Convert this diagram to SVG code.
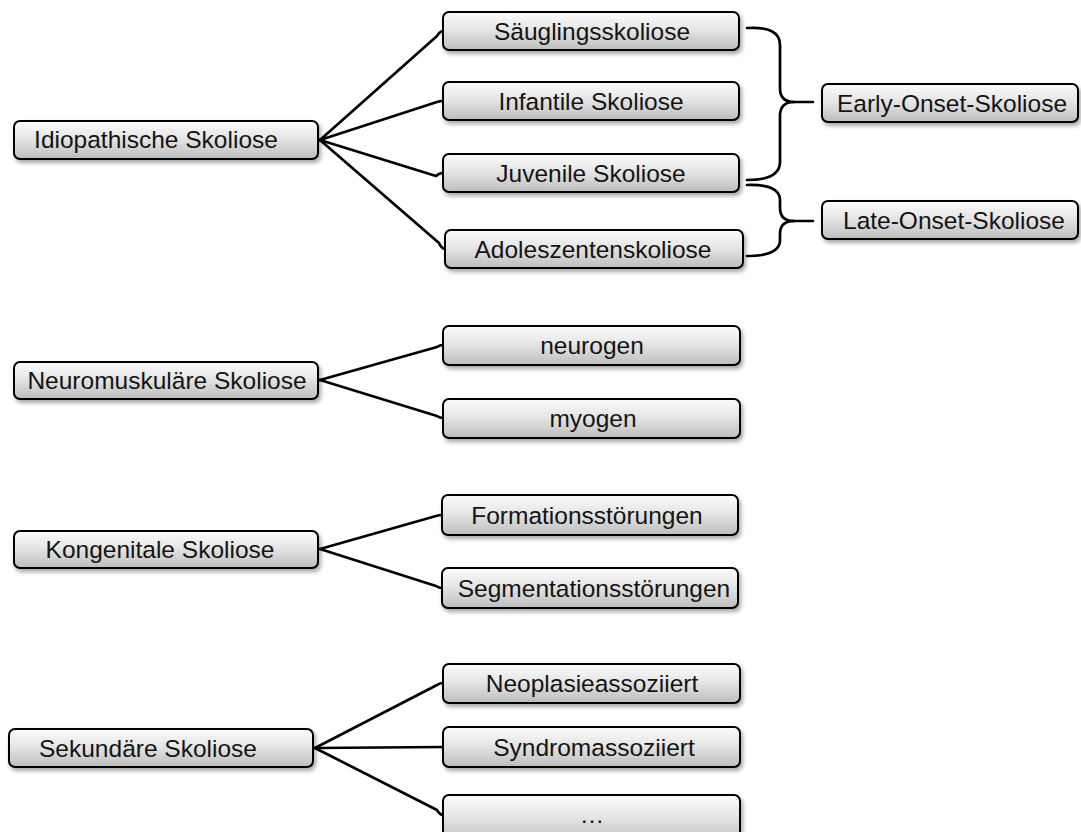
<svg xmlns="http://www.w3.org/2000/svg" width="1081" height="832" viewBox="0 0 1081 832">
<defs>
<linearGradient id="g" x1="0" y1="0" x2="0" y2="1">
<stop offset="0" stop-color="#fbfbfb"/>
<stop offset="0.45" stop-color="#e6e6e6"/>
<stop offset="1" stop-color="#bdbdbd"/>
</linearGradient>
<filter id="sh" x="-10%" y="-30%" width="125%" height="170%">
<feDropShadow dx="2" dy="3" stdDeviation="2" flood-color="#000" flood-opacity="0.35"/>
</filter>
</defs>
<style>
.box{fill:url(#g);stroke:#000;stroke-width:2;filter:url(#sh)}
.t{font-family:"Liberation Sans",Arial,sans-serif;font-size:24.5px;fill:#141414;text-anchor:middle}
.c{fill:none;stroke:#000;stroke-width:2.7;stroke-linecap:round;stroke-linejoin:round}
</style>
<rect width="1081" height="832" fill="#fff"/>
<g id="connectors">
<path class="c" d="M320,140 L437,36 Q439,32 443,31"/>
<path class="c" d="M320,140 L437,102 Q440,101 443,101"/>
<path class="c" d="M320,140 L436,176 Q439,173 443,173"/>
<path class="c" d="M320,140 L439,243 Q441,248 445,249"/>
<path class="c" d="M320,380 L437,347 Q440,345 443,345"/>
<path class="c" d="M320,380 L437,416 Q440,418 443,418"/>
<path class="c" d="M320,549 L436,516 Q439,515 442,515"/>
<path class="c" d="M320,549 L436,586 Q439,588 442,588"/>
<path class="c" d="M315,748 L437,685 Q440,683 443,683"/>
<path class="c" d="M315,748 L443,747"/>
<path class="c" d="M315,748 L437,810 Q440,815 443,815"/>
<path class="c" d="M747,28 Q780,26 780,45 L780,88 Q780,102 794,102 Q780,102 780,116 L780,162 Q780,180 747,180"/>
<path class="c" d="M792,102 L813,102"/>
<path class="c" d="M747,185 Q780,184 780,200 L780,208 Q780,221 794,221 Q780,221 780,234 L780,240 Q780,256 747,256"/>
<path class="c" d="M792,221 L813,221"/>
</g>
<g id="idiopathische"><rect class="box" x="14" y="121" width="304" height="38" rx="6"/><text class="t" x="156" y="148">Idiopathische Skoliose</text></g>
<g id="saeuglings"><rect class="box" x="443" y="12" width="296" height="38" rx="6"/><text class="t" x="592" y="40">Säuglingsskoliose</text></g>
<g id="infantile"><rect class="box" x="443" y="82" width="296" height="38" rx="6"/><text class="t" x="591" y="110">Infantile Skoliose</text></g>
<g id="juvenile"><rect class="box" x="443" y="154" width="296" height="38" rx="6"/><text class="t" x="591" y="182">Juvenile Skoliose</text></g>
<g id="adoleszenten"><rect class="box" x="445" y="230" width="298" height="38" rx="6"/><text class="t" x="593" y="258">Adoleszentenskoliose</text></g>
<g id="early"><rect class="box" x="822" y="84" width="256" height="38" rx="6"/><text class="t" x="952" y="112">Early-Onset-Skoliose</text></g>
<g id="late"><rect class="box" x="822" y="201" width="256" height="38" rx="6"/><text class="t" x="954" y="229">Late-Onset-Skoliose</text></g>
<g id="neuromuskulaer"><rect class="box" x="14" y="362" width="304" height="37" rx="6"/><text class="t" x="167" y="389">Neuromuskuläre Skoliose</text></g>
<g id="neurogen"><rect class="box" x="443" y="326" width="297" height="39" rx="6"/><text class="t" x="592" y="354">neurogen</text></g>
<g id="myogen"><rect class="box" x="443" y="399" width="297" height="39" rx="6"/><text class="t" x="593" y="427">myogen</text></g>
<g id="kongenitale"><rect class="box" x="14" y="531" width="304" height="37" rx="6"/><text class="t" x="160" y="558">Kongenitale Skoliose</text></g>
<g id="formations"><rect class="box" x="442" y="495" width="296" height="40" rx="6"/><text class="t" x="587" y="524">Formationsstörungen</text></g>
<g id="segmentations"><rect class="box" x="442" y="568" width="296" height="40" rx="6"/><text class="t" x="594" y="597">Segmentationsstörungen</text></g>
<g id="sekundaere"><rect class="box" x="9" y="729" width="304" height="38" rx="6"/><text class="t" x="148" y="757">Sekundäre Skoliose</text></g>
<g id="neoplasie"><rect class="box" x="443" y="664" width="297" height="39" rx="6"/><text class="t" x="592" y="692">Neoplasieassoziiert</text></g>
<g id="syndrom"><rect class="box" x="443" y="727" width="297" height="40" rx="6"/><text class="t" x="594" y="756">Syndromassoziiert</text></g>
<g id="more"><rect class="box" x="443" y="795" width="297" height="48" rx="6"/><text class="t" x="592" y="823">…</text></g>
</svg>
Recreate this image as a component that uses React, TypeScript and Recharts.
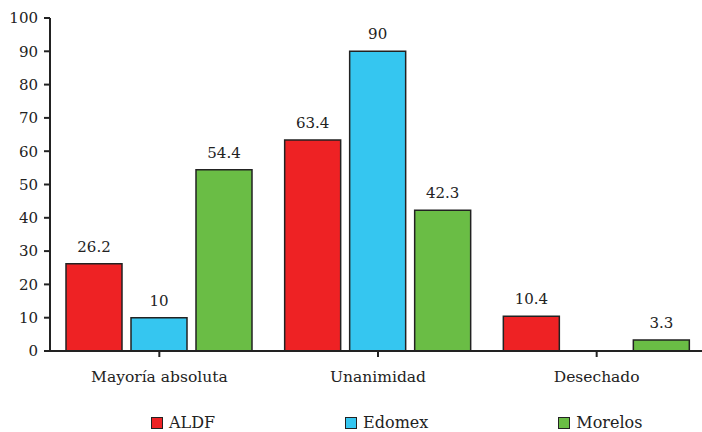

■ **Directions for this task**
Restate each entry word for word, please, but drop any images it holds.

■ **Full solution**
Convert this diagram to SVG code.
<svg xmlns="http://www.w3.org/2000/svg" width="1081" height="832" viewBox="0 0 1081 832">
<defs>
<linearGradient id="g" x1="0" y1="0" x2="0" y2="1">
<stop offset="0" stop-color="#fbfbfb"/>
<stop offset="0.45" stop-color="#e6e6e6"/>
<stop offset="1" stop-color="#bdbdbd"/>
</linearGradient>
<filter id="sh" x="-10%" y="-30%" width="125%" height="170%">
<feDropShadow dx="2" dy="3" stdDeviation="2" flood-color="#000" flood-opacity="0.35"/>
</filter>
</defs>
<style>
.box{fill:url(#g);stroke:#000;stroke-width:2;filter:url(#sh)}
.t{font-family:"Liberation Sans",Arial,sans-serif;font-size:24.5px;fill:#141414;text-anchor:middle}
.c{fill:none;stroke:#000;stroke-width:2.7;stroke-linecap:round;stroke-linejoin:round}
</style>
<rect width="1081" height="832" fill="#fff"/>
<g id="connectors">
<path class="c" d="M320,140 L437,36 Q439,32 443,31"/>
<path class="c" d="M320,140 L437,102 Q440,101 443,101"/>
<path class="c" d="M320,140 L436,176 Q439,173 443,173"/>
<path class="c" d="M320,140 L439,243 Q441,248 445,249"/>
<path class="c" d="M320,380 L437,347 Q440,345 443,345"/>
<path class="c" d="M320,380 L437,416 Q440,418 443,418"/>
<path class="c" d="M320,549 L436,516 Q439,515 442,515"/>
<path class="c" d="M320,549 L436,586 Q439,588 442,588"/>
<path class="c" d="M315,748 L437,685 Q440,683 443,683"/>
<path class="c" d="M315,748 L443,747"/>
<path class="c" d="M315,748 L437,810 Q440,815 443,815"/>
<path class="c" d="M747,28 Q780,26 780,45 L780,88 Q780,102 794,102 Q780,102 780,116 L780,162 Q780,180 747,180"/>
<path class="c" d="M792,102 L813,102"/>
<path class="c" d="M747,185 Q780,184 780,200 L780,208 Q780,221 794,221 Q780,221 780,234 L780,240 Q780,256 747,256"/>
<path class="c" d="M792,221 L813,221"/>
</g>
<g id="idiopathische"><rect class="box" x="14" y="121" width="304" height="38" rx="6"/><text class="t" x="156" y="148">Idiopathische Skoliose</text></g>
<g id="saeuglings"><rect class="box" x="443" y="12" width="296" height="38" rx="6"/><text class="t" x="592" y="40">Säuglingsskoliose</text></g>
<g id="infantile"><rect class="box" x="443" y="82" width="296" height="38" rx="6"/><text class="t" x="591" y="110">Infantile Skoliose</text></g>
<g id="juvenile"><rect class="box" x="443" y="154" width="296" height="38" rx="6"/><text class="t" x="591" y="182">Juvenile Skoliose</text></g>
<g id="adoleszenten"><rect class="box" x="445" y="230" width="298" height="38" rx="6"/><text class="t" x="593" y="258">Adoleszentenskoliose</text></g>
<g id="early"><rect class="box" x="822" y="84" width="256" height="38" rx="6"/><text class="t" x="952" y="112">Early-Onset-Skoliose</text></g>
<g id="late"><rect class="box" x="822" y="201" width="256" height="38" rx="6"/><text class="t" x="954" y="229">Late-Onset-Skoliose</text></g>
<g id="neuromuskulaer"><rect class="box" x="14" y="362" width="304" height="37" rx="6"/><text class="t" x="167" y="389">Neuromuskuläre Skoliose</text></g>
<g id="neurogen"><rect class="box" x="443" y="326" width="297" height="39" rx="6"/><text class="t" x="592" y="354">neurogen</text></g>
<g id="myogen"><rect class="box" x="443" y="399" width="297" height="39" rx="6"/><text class="t" x="593" y="427">myogen</text></g>
<g id="kongenitale"><rect class="box" x="14" y="531" width="304" height="37" rx="6"/><text class="t" x="160" y="558">Kongenitale Skoliose</text></g>
<g id="formations"><rect class="box" x="442" y="495" width="296" height="40" rx="6"/><text class="t" x="587" y="524">Formationsstörungen</text></g>
<g id="segmentations"><rect class="box" x="442" y="568" width="296" height="40" rx="6"/><text class="t" x="594" y="597">Segmentationsstörungen</text></g>
<g id="sekundaere"><rect class="box" x="9" y="729" width="304" height="38" rx="6"/><text class="t" x="148" y="757">Sekundäre Skoliose</text></g>
<g id="neoplasie"><rect class="box" x="443" y="664" width="297" height="39" rx="6"/><text class="t" x="592" y="692">Neoplasieassoziiert</text></g>
<g id="syndrom"><rect class="box" x="443" y="727" width="297" height="40" rx="6"/><text class="t" x="594" y="756">Syndromassoziiert</text></g>
<g id="more"><rect class="box" x="443" y="795" width="297" height="48" rx="6"/><text class="t" x="592" y="823">…</text></g>
</svg>
Recreate this image as a component that uses React, TypeScript and Recharts.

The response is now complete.